Strand Magazine . . . 62
Pall Mall Magazine . . . 63
Pearson's Magazine . . . 67
Harpers Magazine . . . 88

      The fiction-manager of Messrs. Tillotson’s syndicate informed me that he bought annually about two hundred short stories of various lengths.

      The remuneration offered by the principal magazines varies from good to generous. Periodicals such as Pearson’s, Strand, and Windsor will pay as much as fifteen guineas to an unknown writer for a five-thousand-word story. - Cormhill pays a guinea a page, which is slightly less. The Pall Mall Magazine does not care to pay more than two pounds a thousand. The threepenny magazines can be induced to give thirty shillings a thousand. The aspirant should walk warily into the webs of magazines which have outlived their reputations or have never acquired a reputation. I know of one magazine with an ancient name whose fixed price for short stories is half a guinea—not per thousand words, but per story.

      Chapter V

       Sensational and Other Serials

       Table of Contents

      The Serial Generally.

      The serial story is becoming more and more a recognised feature of weekly and daily journalism. Even the weekly edition of The Times has its serial. Almost all the first class London weeklies, almost all the second class and inferior weeklies, almost all halfpenny dailies, London and provincial, and practically all provincial weekly papers, run serials. The magazines also run serials; but, in the matter of serials, the aspirant may ignore the magazines, and the more famous London weeklies too, as being beyond his reach. The lower class weeklies, however, and the London and provincial halfpenny dailies, and the provincial weeklies, should come within the purview of the ambitious aspirant. Quite recently I had cognisance of a case in which a beginner disposed of his first attempt at a serial to a London daily.

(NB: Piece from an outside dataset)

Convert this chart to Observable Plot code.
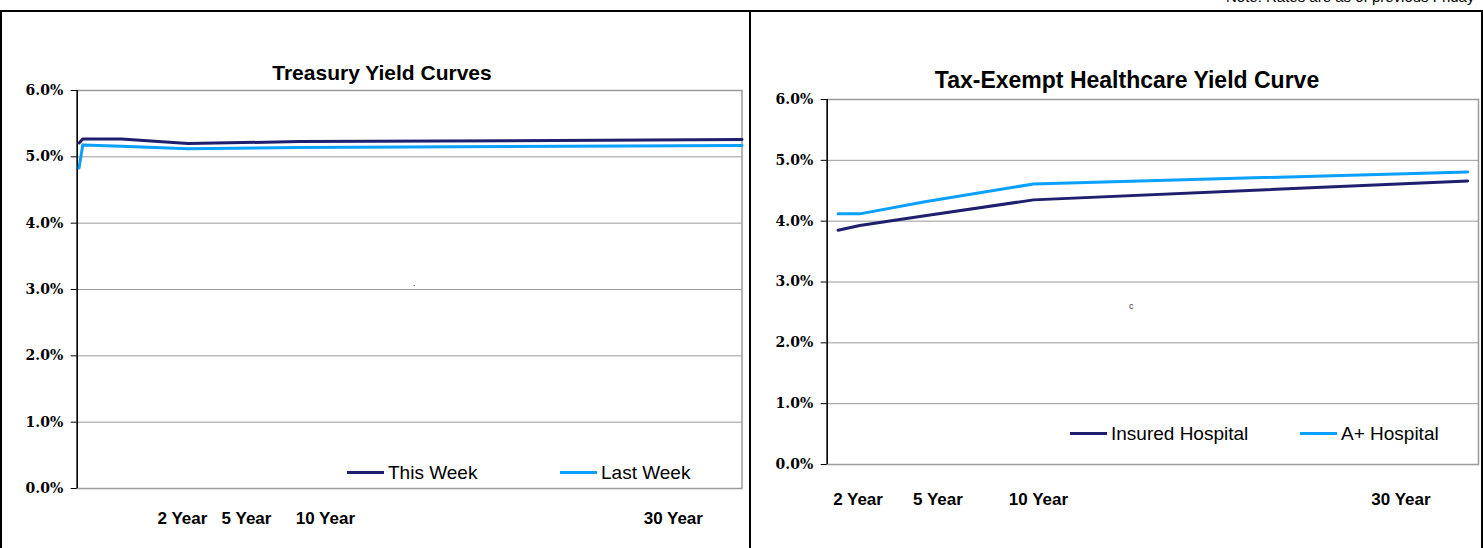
<!DOCTYPE html>
<html><head><meta charset="utf-8">
<script src="https://cdn.jsdelivr.net/npm/d3@7"></script>
<script src="https://cdn.jsdelivr.net/npm/@observablehq/plot@0.6"></script>
<style>
body{margin:0;background:#fff;}
#root{position:relative;width:1483px;height:548px;overflow:hidden;background:#fff;font-family:"Liberation Sans",Arial,sans-serif;color:#000;}
.abs{position:absolute;}
.rule{position:absolute;background:#000;}
.title{position:absolute;font-weight:bold;white-space:nowrap;transform:translateX(-50%);line-height:1;}
.leg{position:absolute;display:flex;align-items:center;font-size:19px;white-space:nowrap;line-height:1;}
.sw{display:inline-block;width:37px;height:3px;margin-right:4px;}
</style>
</head><body>
<div id="root"></div>
<script>
// ---- data ----
const yTicks = [0, 1, 2, 3, 4, 5, 6];

const treasurySeries = ["This Week", "Last Week"];
const treasuryMaturity = [0.083, 0.25, 2, 5, 10, 30];
const treasuryThisWeek = [5.21, 5.27, 5.27, 5.20, 5.23, 5.26];
const treasuryLastWeek = [4.83, 5.18, 5.16, 5.12, 5.14, 5.17];
const treasuryLabels = ["2 Year", "5 Year", "10 Year", "30 Year"];
const treasuryLabelAt = [4.75, 7.64, 11.2, 26.9];

const healthSeries = ["Insured Hospital", "A+ Hospital"];
const healthMaturity = [1, 2, 5, 10, 30];
const insuredHospital = [3.85, 3.93, 4.09, 4.35, 4.66];
const aPlusHospital = [4.12, 4.12, 4.32, 4.61, 4.81];
const healthLabels = ["2 Year", "5 Year", "10 Year", "30 Year"];
const healthLabelAt = [1.92, 5.6, 10.23, 26.93];

const colors = ["#1f1f6e", "#0aa0ff"];

// ---- build rows ----
const treasuryRows = [];
treasuryMaturity.forEach((m, i) => {
  treasuryRows.push({m, v: treasuryThisWeek[i], s: treasurySeries[0]});
});
treasuryMaturity.forEach((m, i) => {
  treasuryRows.push({m, v: treasuryLastWeek[i], s: treasurySeries[1]});
});
const healthRows = [];
healthMaturity.forEach((m, i) => {
  healthRows.push({m, v: insuredHospital[i], s: healthSeries[0]});
});
healthMaturity.forEach((m, i) => {
  healthRows.push({m, v: aPlusHospital[i], s: healthSeries[1]});
});

const pct = d => d.toFixed(1) + "%";
const serifAxis = {fontFamily: "DejaVu Serif", fontWeight: "bold", fontSize: 14};
const sansAxis = {fontFamily: "Liberation Sans, Arial, sans-serif", fontWeight: "bold", fontSize: 17};

function chart({rows, series, domain, labels, labelAt, width, height, ml, mr, mt, mb, pad}) {
  const lab = new Map(labelAt.map((d, i) => [d, labels[i]]));
  return Plot.plot({
    width, height,
    marginLeft: ml, marginRight: mr, marginTop: mt, marginBottom: mb,
    x: {domain},
    y: {domain: [0, 6]},
    color: {domain: series, range: colors},
    style: {background: "transparent", overflow: "visible"},
    marks: [
      Plot.gridY(yTicks, {stroke: "#9a9a9a", strokeOpacity: 1, strokeWidth: 1}),
      Plot.frame({stroke: "#9a9a9a", strokeWidth: 1.5}),
      Plot.ruleX([domain[0]], {stroke: "#000", strokeWidth: 1.5}),
      Plot.axisY(yTicks, {tickFormat: pct, tickSize: 6, tickPadding: 8, label: null, ...serifAxis}),
      Plot.axisX(labelAt, {tickFormat: d => lab.get(d), tickSize: 0, tickPadding: pad, label: null, ...sansAxis}),
      Plot.line(rows, {x: "m", y: "v", z: "s", stroke: "s", strokeWidth: 3, curve: "linear"})
    ]
  });
}

const root = document.getElementById("root");

const left = chart({rows: treasuryRows, series: treasurySeries, domain: [0, 30],
  labels: treasuryLabels, labelAt: treasuryLabelAt,
  width: 750, height: 536, ml: 76.7, mr: 8.5, mt: 78, mb: 60, pad: 23});
left.style.position = "absolute"; left.style.left = "0px"; left.style.top = "12px";
root.appendChild(left);

const right = chart({rows: healthRows, series: healthSeries, domain: [0.5, 30.5],
  labels: healthLabels, labelAt: healthLabelAt,
  width: 731, height: 536, ml: 74.7, mr: 5, mt: 87, mb: 84, pad: 28});
right.style.position = "absolute"; right.style.left = "752px"; right.style.top = "12px";
root.appendChild(right);

// ---- frame rules ----
function rule(l, t, w, h) {
  const d = document.createElement("div");
  d.className = "rule";
  Object.assign(d.style, {left: l + "px", top: t + "px", width: w + "px", height: h + "px"});
  root.appendChild(d);
}
rule(0, 10, 1483, 2);
rule(0, 10, 2, 538);
rule(749, 10, 2, 538);
rule(1481, 10, 2, 538);

// ---- titles ----
function title(text, cx, top, size) {
  const d = document.createElement("div");
  d.className = "title";
  d.textContent = text;
  Object.assign(d.style, {left: cx + "px", top: top + "px", fontSize: size + "px"});
  root.appendChild(d);
}
title("Treasury Yield Curves", 382, 62, 21);
title("Tax-Exempt Healthcare Yield Curve", 1127, 69, 23);

// ---- legends ----
function legend(items, cols, xs, cy) {
  items.forEach((name, i) => {
    const d = document.createElement("div");
    d.className = "leg";
    const s = document.createElement("span");
    s.className = "sw";
    s.style.background = cols[i];
    d.appendChild(s);
    d.appendChild(document.createTextNode(name));
    Object.assign(d.style, {left: xs[i] + "px", top: (cy - 10) + "px", height: "20px"});
    root.appendChild(d);
  });
}
legend(treasurySeries, colors, [347, 560], 472);
legend(healthSeries, colors, [1070, 1300], 433);

// ---- note (cut off at the top edge, as in the source) and stray marks ----
const note = document.createElement("div");
note.className = "abs";
note.textContent = "Note: Rates are as of previous Friday";
Object.assign(note.style, {left: "1226px", top: "-11px", fontSize: "15px", whiteSpace: "nowrap", lineHeight: "1"});
root.appendChild(note);

const c = document.createElement("div");
c.className = "abs";
c.textContent = "c";
Object.assign(c.style, {left: "1129px", top: "302px", fontSize: "9px", lineHeight: "1", color: "#333"});
root.appendChild(c);
const dot = document.createElement("div");
dot.className = "abs";
dot.textContent = ".";
Object.assign(dot.style, {left: "413px", top: "279px", fontSize: "9px", lineHeight: "1", color: "#333"});
root.appendChild(dot);
</script>
</body></html>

      The majority of all serials, save those appearing in magazines and a few famous weeklies, pass through the hands of the three syndicates whose names I have given in the previous chapter. A director of one of these syndicates, a merchant who probably buys and sells more fiction than any other man in England, once told me that he divided serials into three classes—sensational, detective, and domestic; the second class is of course really a branch of the first; and he said that his favourite lengths were, for sensational serials twelve weekly instalments, for detective serials ten instalments, and for domestic serials fifteen instalments. The average length of an instalment is five thousand words.

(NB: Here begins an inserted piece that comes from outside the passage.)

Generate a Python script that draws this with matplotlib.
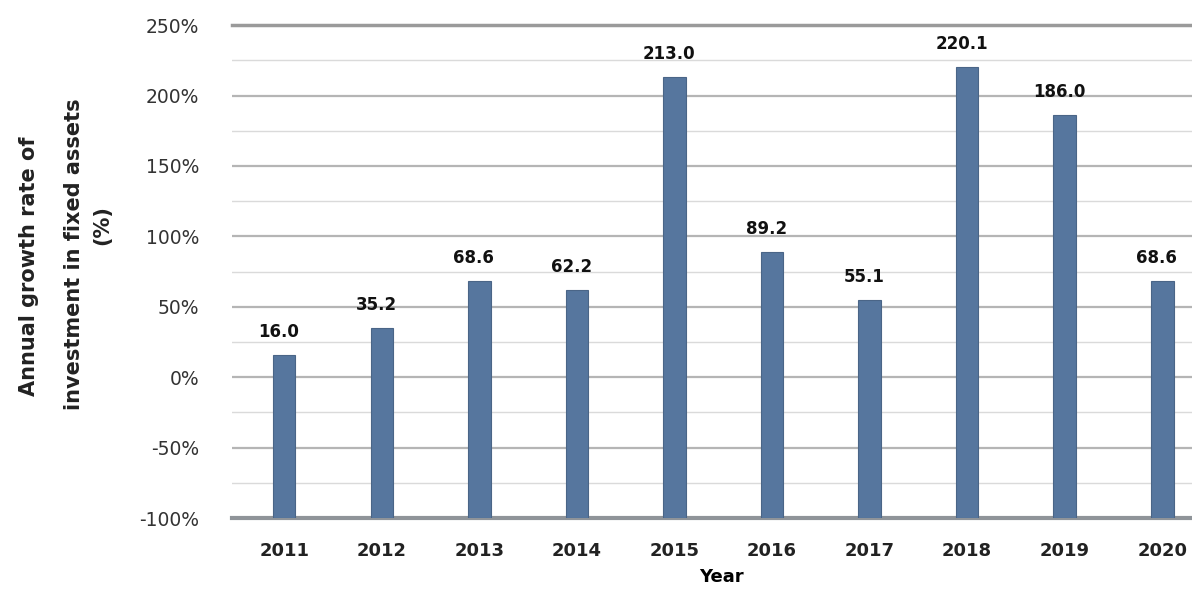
import matplotlib
matplotlib.use("Agg")
import matplotlib.pyplot as plt
from matplotlib.ticker import MultipleLocator, FuncFormatter

# Data
years = ["2011", "2012", "2013", "2014", "2015", "2016", "2017", "2018", "2019", "2020"]
growth = [16.0, 35.2, 68.6, 62.2, 213.0, 89.2, 55.1, 220.1, 186.0, 68.6]

plt.rcParams["font.family"] = ["DejaVu Sans"]

fig = plt.figure(figsize=(11.92, 5.91), dpi=100)
ax = fig.add_axes([0.195, 0.1235, 0.821, 0.834])

ymin, ymax = -100, 250
x = range(len(years))
ax.bar(x, [v - ymin for v in growth], bottom=ymin, width=0.23,
       color="#56769e", edgecolor="#4a6587", linewidth=0.8, zorder=3)

ax.set_xlim(-0.53, len(years) - 0.5)
ax.set_ylim(ymin, ymax)
ax.yaxis.set_major_locator(MultipleLocator(50))
ax.yaxis.set_minor_locator(MultipleLocator(25))
ax.yaxis.set_major_formatter(FuncFormatter(lambda v, p: f"{v:.0f}%"))

ax.grid(axis="y", which="major", color="#b5b5b5", linewidth=1.6, zorder=0)
ax.grid(axis="y", which="minor", color="#dadada", linewidth=1.0, zorder=0)

for s in ["left", "right"]:
    ax.spines[s].set_visible(False)
ax.spines["top"].set_color("#9a9a9a")
ax.spines["top"].set_linewidth(2.5)
ax.spines["bottom"].set_color("#8f9499")
ax.spines["bottom"].set_linewidth(3)

ax.tick_params(axis="y", which="both", length=0, labelsize=13.5, pad=24, colors="#333333")
ax.tick_params(axis="x", length=0, labelsize=13, pad=17, colors="#222222")
ax.set_xticks(list(x))
ax.set_xticklabels(years, fontweight="bold")

for xi, v in zip(x, growth):
    ax.annotate(f"{v:.1f}", (xi, v), xytext=(-4, 10), textcoords="offset points",
                ha="center", va="bottom", fontsize=12, fontweight="bold",
                color="#111111", zorder=4)

ax.set_xlabel("Year", fontsize=13, fontweight="bold", labelpad=6)

# Three-line rotated y-axis title
fig.text(0.024, 0.55, "Annual growth rate of", rotation=90, ha="center", va="center",
         fontsize=15, fontweight="bold", color="#222222")
fig.text(0.062, 0.57, "investment in fixed assets", rotation=90, ha="center", va="center",
         fontsize=15, fontweight="bold", color="#222222")
fig.text(0.086, 0.62, "(%)", rotation=90, ha="center", va="center",
         fontsize=15, fontweight="bold", color="#222222")

fig.savefig("out.png", dpi=100)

      Manufacturing a Sensational Serial.

      Now we have here a forcible illustration of the general truth which I emphasised in Chapter III.—that length is a primary consideration. The conditions of newspaper production make it imperative that certain features of an issue should occupy a certain space, no more and no less. And experience has proved that readers tire more quickly of an acute, thrilling interest than of a mild interest Accordingly the number of divisions and of words in a serial has become fixed. The writer of a serial, therefore, if he wishes to succeed, must start out with the idea of a number of instalments, or compartments, of a given size. Since the syndicates are the chief buyers, he will do well to aim at the syndicates, who cater principally for provincial dailies and weeklies. Assuming that he proposes to undertake a sensational serial, he must always keep uppermost in his mind a plan-like arrangement of twelve compartments of five thousand words each. The central theme of his plot must be amplified in such a manner as to fill these compartments. The aim of a serial story is not merely to divert the reader line by line and chapter by chapter, but to induce him to buy the next number of the paper. Hence the good sensational serial has a "curtain,” that is to say, an exciting, unsolved situation, at the end of every instalment The good serial is a chain of episodes leading up to one grand climax—the determination of a destiny, the explanation of a mystery, or the detection of a crime; and it is also a series of groups of episodes, each closing with a partial climax.

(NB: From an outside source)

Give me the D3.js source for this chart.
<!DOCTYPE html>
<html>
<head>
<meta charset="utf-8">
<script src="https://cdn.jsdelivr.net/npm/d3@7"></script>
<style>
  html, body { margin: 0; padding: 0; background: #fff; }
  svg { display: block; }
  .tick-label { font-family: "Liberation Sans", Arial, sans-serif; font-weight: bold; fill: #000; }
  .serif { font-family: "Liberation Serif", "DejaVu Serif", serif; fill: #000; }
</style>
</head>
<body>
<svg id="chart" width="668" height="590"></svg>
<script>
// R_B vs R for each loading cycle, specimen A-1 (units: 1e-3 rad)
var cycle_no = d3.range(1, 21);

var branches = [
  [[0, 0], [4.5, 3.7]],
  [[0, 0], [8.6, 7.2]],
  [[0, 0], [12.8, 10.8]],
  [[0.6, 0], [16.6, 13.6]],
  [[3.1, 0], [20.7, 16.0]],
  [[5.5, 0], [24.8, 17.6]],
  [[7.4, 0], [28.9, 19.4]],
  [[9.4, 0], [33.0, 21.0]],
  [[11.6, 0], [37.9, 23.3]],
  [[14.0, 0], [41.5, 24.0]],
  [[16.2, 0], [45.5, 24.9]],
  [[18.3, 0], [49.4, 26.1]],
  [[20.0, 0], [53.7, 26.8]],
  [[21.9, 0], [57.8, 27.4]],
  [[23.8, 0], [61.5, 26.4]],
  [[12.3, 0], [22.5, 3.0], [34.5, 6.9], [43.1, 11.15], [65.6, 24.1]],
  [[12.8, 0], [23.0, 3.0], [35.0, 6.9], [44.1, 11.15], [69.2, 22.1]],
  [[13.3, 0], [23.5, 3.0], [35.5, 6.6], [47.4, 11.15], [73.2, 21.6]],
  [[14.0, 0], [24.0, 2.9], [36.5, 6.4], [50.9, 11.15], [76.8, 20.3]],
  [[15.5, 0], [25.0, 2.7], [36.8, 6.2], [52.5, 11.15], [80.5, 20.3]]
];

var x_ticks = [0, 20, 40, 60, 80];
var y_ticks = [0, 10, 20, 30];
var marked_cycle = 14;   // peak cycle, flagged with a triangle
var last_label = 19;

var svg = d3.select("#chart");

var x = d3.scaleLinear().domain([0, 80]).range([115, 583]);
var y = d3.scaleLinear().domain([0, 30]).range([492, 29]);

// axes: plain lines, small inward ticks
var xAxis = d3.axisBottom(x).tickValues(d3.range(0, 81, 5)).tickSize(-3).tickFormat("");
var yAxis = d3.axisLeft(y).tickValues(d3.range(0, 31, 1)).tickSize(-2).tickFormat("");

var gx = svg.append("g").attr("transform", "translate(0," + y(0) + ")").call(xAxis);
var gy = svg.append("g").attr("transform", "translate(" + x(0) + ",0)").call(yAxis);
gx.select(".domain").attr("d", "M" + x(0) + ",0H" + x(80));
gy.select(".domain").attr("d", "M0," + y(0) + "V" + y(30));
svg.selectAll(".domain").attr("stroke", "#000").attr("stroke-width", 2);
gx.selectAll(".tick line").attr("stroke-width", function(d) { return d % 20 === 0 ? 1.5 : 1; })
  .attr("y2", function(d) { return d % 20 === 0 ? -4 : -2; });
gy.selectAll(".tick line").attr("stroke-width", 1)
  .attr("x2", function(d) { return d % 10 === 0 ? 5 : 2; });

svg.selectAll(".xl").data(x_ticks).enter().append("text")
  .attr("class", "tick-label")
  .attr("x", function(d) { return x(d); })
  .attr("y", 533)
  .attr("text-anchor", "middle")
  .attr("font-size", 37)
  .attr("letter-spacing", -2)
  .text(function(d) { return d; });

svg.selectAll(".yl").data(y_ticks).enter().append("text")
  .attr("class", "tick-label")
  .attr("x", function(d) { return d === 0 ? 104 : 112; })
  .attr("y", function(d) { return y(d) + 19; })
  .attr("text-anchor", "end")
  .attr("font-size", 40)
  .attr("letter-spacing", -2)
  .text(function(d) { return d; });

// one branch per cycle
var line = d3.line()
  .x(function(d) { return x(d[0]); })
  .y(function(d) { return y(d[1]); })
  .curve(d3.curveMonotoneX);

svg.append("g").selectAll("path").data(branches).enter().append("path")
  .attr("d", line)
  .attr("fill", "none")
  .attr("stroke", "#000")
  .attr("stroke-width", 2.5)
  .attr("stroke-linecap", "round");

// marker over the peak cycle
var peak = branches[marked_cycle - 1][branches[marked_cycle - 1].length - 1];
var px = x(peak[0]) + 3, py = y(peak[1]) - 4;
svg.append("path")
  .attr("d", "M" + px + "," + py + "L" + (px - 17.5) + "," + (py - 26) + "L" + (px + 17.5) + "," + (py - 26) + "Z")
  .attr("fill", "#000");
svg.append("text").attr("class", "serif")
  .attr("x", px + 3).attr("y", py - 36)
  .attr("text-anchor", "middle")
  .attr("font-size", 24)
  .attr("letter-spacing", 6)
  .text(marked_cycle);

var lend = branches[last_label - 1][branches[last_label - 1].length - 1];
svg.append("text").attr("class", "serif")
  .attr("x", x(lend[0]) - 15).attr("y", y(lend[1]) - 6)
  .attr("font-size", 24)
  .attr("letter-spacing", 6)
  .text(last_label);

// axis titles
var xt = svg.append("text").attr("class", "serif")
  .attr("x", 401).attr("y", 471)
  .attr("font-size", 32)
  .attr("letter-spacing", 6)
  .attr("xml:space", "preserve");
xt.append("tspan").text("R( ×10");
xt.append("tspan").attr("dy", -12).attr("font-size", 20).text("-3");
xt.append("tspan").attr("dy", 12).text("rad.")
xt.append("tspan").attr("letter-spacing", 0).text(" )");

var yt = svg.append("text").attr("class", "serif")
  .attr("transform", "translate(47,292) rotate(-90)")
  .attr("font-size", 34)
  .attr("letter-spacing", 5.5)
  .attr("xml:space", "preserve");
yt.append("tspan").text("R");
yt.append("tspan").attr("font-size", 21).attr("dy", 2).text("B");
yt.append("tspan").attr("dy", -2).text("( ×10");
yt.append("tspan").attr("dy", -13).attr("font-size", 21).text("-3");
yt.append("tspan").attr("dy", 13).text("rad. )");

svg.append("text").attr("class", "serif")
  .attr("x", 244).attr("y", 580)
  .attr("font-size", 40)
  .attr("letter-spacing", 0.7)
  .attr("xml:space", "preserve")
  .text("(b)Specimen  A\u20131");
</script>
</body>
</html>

      The aspirant must never lose sight of this mechanical substructure, which is essential. A poor plot may prove saleable if it is handled in conformity with the rules; the best plot in the world will be fatally vitiated if the rules are transgressed.

      Most serials, even the serials of “old hands,” are manufactured in the wrong way. The writers begin their plots at the beginning instead of at the end. They invent the mystery first and the explanation second. I am convinced that this is wrong. Sensational serials are a comparatively easy branch of fiction (for which reason I treat them next after short stories), provided they are handled with common-sense. The device of the serial is to present to the reader a problem. The problem consists of a number of various circumstances, some of which contain the means of solving the problem and some of which do not. The latter circumstances are made prominent in the opening of the story, and the former are made prominent towards the close. Now it is surely obvious that the difficulties of contriving the plot will be simplified, and the effectiveness of the plot increased, if the writer has begun by deciding what the end of the tale is. It must be more difficult to invent a crime or other event which will exactly fit a previously-fixed set of episodes, than to begin with a crime or other event and then surround it with suitable episodes; just as it is easier to fit a stick accurately into a hole in the ground by making the hole with the stick, than by making the hole with your finger and then cutting the stick to match the hole.

      Consequently, when the popular author, asked by the ecstatic interviewer how he writes his wonderful stories, states, as he sometimes does, that he first gets his heroine into the most dreadful dilemma he can conceive and then proceeds to get her out again, he shows that he is a clumsy workman who has not properly mastered his craft.

      Some Points.

      In working out the details of the plot of a sensational serial, the beginner should attend to the following points:—

      (1) There must be no preliminaries. The story itself must start at once, in the first few lines, and by the end of the first instalment not only must it be in full career, but all explanations must have been disposed of.

      (2) It is unwise to have too many interests or too many characters. A main plot and a sub-plot will be sufficient The more completely the main interest is centralised in one or two characters the better.

      (3) On the other hand frequent and vividly contrasted changes of scene are advisable.

      (4) The sensational serial makes no pretence of realism. Therefore avoid all truthful subtlety of characterisation and dialogue. Draw the characters broadly. Make the heroines beautiful, the heroes brave, the villains villainous, and the conversations terse and theatrical.